From the impression I get from the imagery (the sand timer), the story is that the apocalypse is breathing down our necks. Is this empowering? It does nothing to educate the broader public about the politics behind global warming- rather it makes the situation seem more hopeless. Would you come to a rally that is permeated with the imagery of our certain death?
What are the current / potential campaigns that are happening, and how can we use our mobilizing capacity as students to support these?
If we mobilize people on the urgency of the climate crisis alone, with no demands, or goal stepping stones, this leads our movement to the real possibiility of being coopted.
This is the case with any abstract campaign, because the targeted powerholder can respond to public pressure in any way they please- getting lots of PR for being the initiator (eg a corporation for implementing a self-regulated code of conduct).
We saw this clearly at the G8 "Make Poverty History" marches in Gleneagles in June, when there was this inspiring, yet abstract catch cry "Make Poverty History" which was taken up cynically by the G8 and Bono to justify a continued agenda of neocolonialism- privatisation and strict conditionalities - which are the WORST part of debt (also it is rather presumptuous of Oxfam to believe that their prescription of reducing agriculture barriers is key to ending poverty in the first place- sounds like they are legitimising the simplistic view of the magical free trade elixir).
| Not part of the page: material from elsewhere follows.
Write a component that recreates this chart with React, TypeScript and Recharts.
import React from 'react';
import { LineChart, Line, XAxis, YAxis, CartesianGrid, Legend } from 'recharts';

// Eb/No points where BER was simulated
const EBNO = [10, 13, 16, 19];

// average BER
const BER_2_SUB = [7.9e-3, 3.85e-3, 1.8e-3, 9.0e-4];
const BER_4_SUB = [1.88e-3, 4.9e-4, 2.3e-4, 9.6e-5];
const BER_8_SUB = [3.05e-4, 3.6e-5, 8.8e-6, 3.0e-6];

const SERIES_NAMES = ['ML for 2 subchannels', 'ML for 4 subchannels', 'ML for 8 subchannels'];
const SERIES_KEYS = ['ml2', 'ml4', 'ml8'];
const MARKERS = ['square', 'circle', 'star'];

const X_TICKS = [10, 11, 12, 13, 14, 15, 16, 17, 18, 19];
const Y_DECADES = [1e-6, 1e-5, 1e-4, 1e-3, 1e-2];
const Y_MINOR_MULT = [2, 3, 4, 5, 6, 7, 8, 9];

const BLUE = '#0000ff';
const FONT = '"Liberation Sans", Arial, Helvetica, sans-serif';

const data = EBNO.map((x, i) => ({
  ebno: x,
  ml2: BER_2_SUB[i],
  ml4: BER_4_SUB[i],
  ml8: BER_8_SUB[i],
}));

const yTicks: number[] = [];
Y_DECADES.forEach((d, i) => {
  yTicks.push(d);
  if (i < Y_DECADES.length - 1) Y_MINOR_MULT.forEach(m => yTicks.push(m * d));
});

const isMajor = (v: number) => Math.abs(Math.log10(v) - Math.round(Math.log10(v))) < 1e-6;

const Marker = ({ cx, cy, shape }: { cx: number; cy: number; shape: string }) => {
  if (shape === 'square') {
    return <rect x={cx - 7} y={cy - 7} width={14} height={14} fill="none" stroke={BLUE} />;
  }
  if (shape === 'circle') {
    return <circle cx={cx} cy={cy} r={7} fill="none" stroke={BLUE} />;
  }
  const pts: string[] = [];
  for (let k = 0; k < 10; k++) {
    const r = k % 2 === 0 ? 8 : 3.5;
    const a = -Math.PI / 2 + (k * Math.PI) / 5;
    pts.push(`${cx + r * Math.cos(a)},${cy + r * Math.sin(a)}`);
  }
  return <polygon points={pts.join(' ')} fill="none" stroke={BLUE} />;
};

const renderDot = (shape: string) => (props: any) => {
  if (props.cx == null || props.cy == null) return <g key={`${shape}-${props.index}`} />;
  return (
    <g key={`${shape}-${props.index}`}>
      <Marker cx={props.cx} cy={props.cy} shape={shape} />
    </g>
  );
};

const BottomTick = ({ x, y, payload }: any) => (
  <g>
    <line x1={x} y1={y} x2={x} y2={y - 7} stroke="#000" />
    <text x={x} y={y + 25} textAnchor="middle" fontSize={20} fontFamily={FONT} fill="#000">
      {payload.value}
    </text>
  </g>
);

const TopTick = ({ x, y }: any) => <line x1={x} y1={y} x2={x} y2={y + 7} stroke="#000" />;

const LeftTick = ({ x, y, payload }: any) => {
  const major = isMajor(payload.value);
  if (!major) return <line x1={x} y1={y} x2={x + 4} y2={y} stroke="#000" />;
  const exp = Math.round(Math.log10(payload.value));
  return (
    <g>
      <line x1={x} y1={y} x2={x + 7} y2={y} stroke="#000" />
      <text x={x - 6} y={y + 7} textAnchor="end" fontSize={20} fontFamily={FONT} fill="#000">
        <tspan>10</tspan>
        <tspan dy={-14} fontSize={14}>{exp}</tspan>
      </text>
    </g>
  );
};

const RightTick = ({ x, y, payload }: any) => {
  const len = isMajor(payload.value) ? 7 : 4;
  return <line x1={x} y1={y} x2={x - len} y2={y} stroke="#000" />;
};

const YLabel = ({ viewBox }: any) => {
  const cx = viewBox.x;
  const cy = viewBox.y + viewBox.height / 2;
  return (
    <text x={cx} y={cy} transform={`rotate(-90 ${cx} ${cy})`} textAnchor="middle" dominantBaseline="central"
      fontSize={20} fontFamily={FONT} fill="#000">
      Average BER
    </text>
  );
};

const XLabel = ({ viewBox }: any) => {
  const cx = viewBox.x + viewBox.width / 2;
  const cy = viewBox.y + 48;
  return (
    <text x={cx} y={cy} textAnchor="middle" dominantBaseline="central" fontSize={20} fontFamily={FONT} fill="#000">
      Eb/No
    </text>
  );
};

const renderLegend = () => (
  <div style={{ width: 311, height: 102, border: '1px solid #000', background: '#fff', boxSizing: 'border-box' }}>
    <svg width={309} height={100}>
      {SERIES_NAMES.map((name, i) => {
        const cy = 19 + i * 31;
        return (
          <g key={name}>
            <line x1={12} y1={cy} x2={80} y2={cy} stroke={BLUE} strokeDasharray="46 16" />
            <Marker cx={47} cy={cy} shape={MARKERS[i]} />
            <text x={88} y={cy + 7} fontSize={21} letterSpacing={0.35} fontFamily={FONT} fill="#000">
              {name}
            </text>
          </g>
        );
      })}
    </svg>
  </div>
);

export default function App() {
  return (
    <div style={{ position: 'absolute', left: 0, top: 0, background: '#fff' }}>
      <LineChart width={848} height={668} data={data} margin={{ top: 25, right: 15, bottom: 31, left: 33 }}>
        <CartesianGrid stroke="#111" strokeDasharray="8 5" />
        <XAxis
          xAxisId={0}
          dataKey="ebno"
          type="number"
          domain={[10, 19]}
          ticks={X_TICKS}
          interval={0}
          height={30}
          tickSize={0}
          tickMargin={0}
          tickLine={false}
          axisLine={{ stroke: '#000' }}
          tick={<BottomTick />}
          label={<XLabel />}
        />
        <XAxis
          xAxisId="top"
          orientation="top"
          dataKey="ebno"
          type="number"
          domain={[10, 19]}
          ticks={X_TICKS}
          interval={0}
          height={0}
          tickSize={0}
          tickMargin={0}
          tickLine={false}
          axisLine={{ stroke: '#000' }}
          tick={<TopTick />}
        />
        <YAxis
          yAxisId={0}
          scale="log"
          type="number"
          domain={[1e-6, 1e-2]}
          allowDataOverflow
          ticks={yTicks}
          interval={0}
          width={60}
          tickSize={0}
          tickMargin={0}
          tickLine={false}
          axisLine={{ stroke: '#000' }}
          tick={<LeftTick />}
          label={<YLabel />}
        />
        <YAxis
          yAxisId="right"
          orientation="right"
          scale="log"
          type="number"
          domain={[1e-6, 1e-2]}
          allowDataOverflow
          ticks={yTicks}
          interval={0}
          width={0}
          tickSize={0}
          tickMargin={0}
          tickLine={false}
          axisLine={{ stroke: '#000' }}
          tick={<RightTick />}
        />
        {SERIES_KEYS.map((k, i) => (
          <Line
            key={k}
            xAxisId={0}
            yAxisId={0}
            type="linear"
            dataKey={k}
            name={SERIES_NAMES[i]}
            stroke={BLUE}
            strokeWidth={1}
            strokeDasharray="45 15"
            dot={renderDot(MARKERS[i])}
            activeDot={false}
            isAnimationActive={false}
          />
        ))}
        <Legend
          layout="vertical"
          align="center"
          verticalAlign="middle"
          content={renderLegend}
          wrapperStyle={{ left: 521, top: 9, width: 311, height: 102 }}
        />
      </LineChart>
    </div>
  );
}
George Monbiot has done some great analysis of this here- June and here-September.
In an ideal world, it would be nice if such institutions could be asked nicely to change their ways and they would do so in a satisfactory environmental way.
However, in our society, many institutions have immense inertia- that is- they continue doing what they're always doing because it is in their economic and political interest to do so. Hence they need to be forced to change, more often than not.
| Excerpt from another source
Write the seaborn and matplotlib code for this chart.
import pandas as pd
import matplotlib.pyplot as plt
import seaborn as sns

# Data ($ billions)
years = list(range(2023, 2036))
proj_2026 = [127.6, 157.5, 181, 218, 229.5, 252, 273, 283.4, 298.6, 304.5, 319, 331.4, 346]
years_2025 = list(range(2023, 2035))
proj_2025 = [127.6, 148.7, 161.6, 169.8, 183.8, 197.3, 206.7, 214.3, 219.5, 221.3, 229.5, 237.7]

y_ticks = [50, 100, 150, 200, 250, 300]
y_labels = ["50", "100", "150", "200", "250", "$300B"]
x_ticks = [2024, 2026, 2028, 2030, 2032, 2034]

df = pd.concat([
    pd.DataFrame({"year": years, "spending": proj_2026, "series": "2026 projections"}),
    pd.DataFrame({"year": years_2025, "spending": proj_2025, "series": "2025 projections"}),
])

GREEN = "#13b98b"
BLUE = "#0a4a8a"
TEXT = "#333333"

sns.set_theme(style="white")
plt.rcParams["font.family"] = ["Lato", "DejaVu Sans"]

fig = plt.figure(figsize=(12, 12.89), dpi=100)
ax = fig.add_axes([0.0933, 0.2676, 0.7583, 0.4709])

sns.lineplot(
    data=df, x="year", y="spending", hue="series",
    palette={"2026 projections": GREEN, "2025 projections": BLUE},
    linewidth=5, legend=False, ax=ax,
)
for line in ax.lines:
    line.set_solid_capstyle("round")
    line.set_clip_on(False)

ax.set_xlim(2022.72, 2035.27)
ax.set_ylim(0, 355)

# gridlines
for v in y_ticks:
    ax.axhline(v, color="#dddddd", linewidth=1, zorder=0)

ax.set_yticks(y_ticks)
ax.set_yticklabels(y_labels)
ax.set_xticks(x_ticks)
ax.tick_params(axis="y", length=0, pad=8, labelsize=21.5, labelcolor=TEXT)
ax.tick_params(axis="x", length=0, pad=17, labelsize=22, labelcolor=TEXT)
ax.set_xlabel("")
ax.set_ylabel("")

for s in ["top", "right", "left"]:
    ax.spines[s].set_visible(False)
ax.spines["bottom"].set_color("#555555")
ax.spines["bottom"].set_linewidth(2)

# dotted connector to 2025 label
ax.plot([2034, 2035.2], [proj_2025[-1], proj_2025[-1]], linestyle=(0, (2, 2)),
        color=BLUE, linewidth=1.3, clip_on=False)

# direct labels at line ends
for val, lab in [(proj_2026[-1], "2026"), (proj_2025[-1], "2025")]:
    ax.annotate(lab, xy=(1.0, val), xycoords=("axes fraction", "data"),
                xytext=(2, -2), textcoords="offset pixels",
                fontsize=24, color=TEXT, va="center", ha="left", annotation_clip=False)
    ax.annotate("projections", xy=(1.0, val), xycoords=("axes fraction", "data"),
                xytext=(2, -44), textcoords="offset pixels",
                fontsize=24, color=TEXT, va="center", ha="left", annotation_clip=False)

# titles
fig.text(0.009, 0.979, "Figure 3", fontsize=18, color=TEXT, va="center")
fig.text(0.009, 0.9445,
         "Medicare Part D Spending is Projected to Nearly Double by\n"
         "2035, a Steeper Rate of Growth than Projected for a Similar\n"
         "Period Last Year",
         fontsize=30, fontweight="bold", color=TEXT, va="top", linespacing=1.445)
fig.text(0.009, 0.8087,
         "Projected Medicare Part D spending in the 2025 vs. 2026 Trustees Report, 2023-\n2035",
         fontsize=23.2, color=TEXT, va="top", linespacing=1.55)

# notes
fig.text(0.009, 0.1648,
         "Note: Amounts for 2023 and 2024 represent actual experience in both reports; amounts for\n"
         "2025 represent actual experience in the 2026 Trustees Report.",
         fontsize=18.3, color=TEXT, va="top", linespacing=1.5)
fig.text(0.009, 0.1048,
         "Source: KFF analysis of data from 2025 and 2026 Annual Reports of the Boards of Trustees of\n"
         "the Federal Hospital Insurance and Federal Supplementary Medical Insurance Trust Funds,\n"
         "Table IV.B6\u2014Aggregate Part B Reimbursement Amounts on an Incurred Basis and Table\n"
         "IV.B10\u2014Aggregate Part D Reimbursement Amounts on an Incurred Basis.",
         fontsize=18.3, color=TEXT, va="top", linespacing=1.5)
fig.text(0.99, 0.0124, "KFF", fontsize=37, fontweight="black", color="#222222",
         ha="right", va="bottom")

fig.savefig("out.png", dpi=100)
What social movements can do is raise the political cost for an institution to continue on its present path. The public is alerted to the mismatch between what the organisation is doing and what they should, ethically, be doing- and hence the ALTERNATIVE PATH/policy is highlighted, becoming a strong element of the public imagination.
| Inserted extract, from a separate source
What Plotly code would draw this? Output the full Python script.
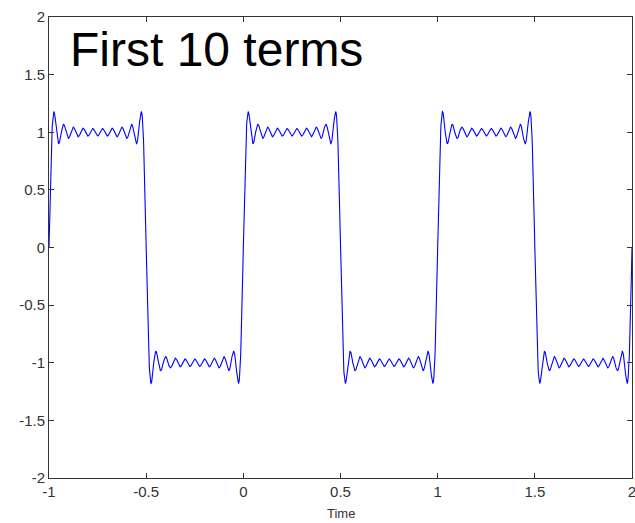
import numpy as np
import plotly.graph_objects as go

# Fourier series of a square wave (period 1): first 10 odd harmonics
harmonics = [1, 3, 5, 7, 9, 11, 13, 15, 17, 19]
amplitudes = [1.2732, 0.4244, 0.2546, 0.1819, 0.1415, 0.1157, 0.0979, 0.0849, 0.0749, 0.0670]
period = 1.0
t_start, t_end = -1.0, 2.0

x_ticks = [-1, -0.5, 0, 0.5, 1, 1.5, 2]
x_tick_labels = ["-1", "-0.5", "0", "0.5", "1", "1.5", "2"]
y_ticks = [-2, -1.5, -1, -0.5, 0, 0.5, 1, 1.5, 2]
y_tick_labels = ["-2", "-1.5", "-1", "-0.5", "0", "0.5", "1", "1.5", "2"]

t = np.linspace(t_start, t_end, 3001)
y = np.zeros_like(t)
for k, a in zip(harmonics, amplitudes):
    y += a * np.sin(2 * np.pi * k * t / period)

fig = go.Figure()
fig.add_trace(go.Scatter(x=t, y=y, mode="lines",
                         line=dict(color="#0000FF", width=1.1),
                         hoverinfo="skip", showlegend=False))

axis_common = dict(showgrid=False, zeroline=False, showline=True, linecolor="#333333",
                   linewidth=1, mirror="ticks", ticks="inside", ticklen=5,
                   tickcolor="#333333", tickwidth=1, automargin=False,
                   ticklabeloverflow="allow",
                   tickfont=dict(family="Liberation Sans, Arial, sans-serif", size=15, color="#333333"))

fig.update_xaxes(range=[t_start, t_end], tickmode="array", tickvals=x_ticks,
                 ticktext=x_tick_labels, **axis_common)
fig.update_yaxes(range=[-2, 2], tickmode="array", tickvals=y_ticks,
                 ticktext=y_tick_labels, **axis_common)

fig.add_annotation(x=-0.9, y=1.72, xref="x", yref="y", text="First 10 terms",
                   showarrow=False, xanchor="left", yanchor="middle",
                   font=dict(family="Liberation Sans, Arial, sans-serif", size=48, color="#000000"))
fig.add_annotation(x=0.5, y=0, xref="paper", yref="paper", text="Time",
                   showarrow=False, xanchor="center", yanchor="middle", yshift=-35,
                   font=dict(family="Liberation Sans, Arial, sans-serif", size=13, color="#333333"))

fig.update_layout(width=635, height=523, margin=dict(l=49, r=3, t=17, b=45),
                  paper_bgcolor="white", plot_bgcolor="white")

fig.write_html("out.html", config={"displayModeBar": False},
               post_script="document.body.style.margin='0';document.body.style.overflow='hidden';")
We need to have our alternative policies endorsed and drafted by people with solid understanding and expertise. And to a large extent, we need to BECOME those people with solid understanding- learning from experts, each other etc, by meeting and distributing information, and directly teaching each other- constantly doing formal and informal workshops, so new people can participate in the ongoing debate about defining and sharpening our approach. In other words, we need to lead in order to become redundant.
We need to get to the point where new nuclei campaign groups keep sprouting up in each different context- due to our efforts in handing on our skills. We need to give other groups enougn support for them to become self-sustaining and to effectively utilise their talents and their potential leverage/ effectiveness. Then we need to keep in contact with these new groups.
What is a campaign?
A campaign is NOT a one-off event, such as car-free day, or holding a stall. A campaign emerges into the public consciousness after months of organizing and planning. This is usually coordinated by people who have certain beliefs about history- that it does not simply HAPPEN- that history is created by people who are co-ordinated and conscious about their actions and objectives.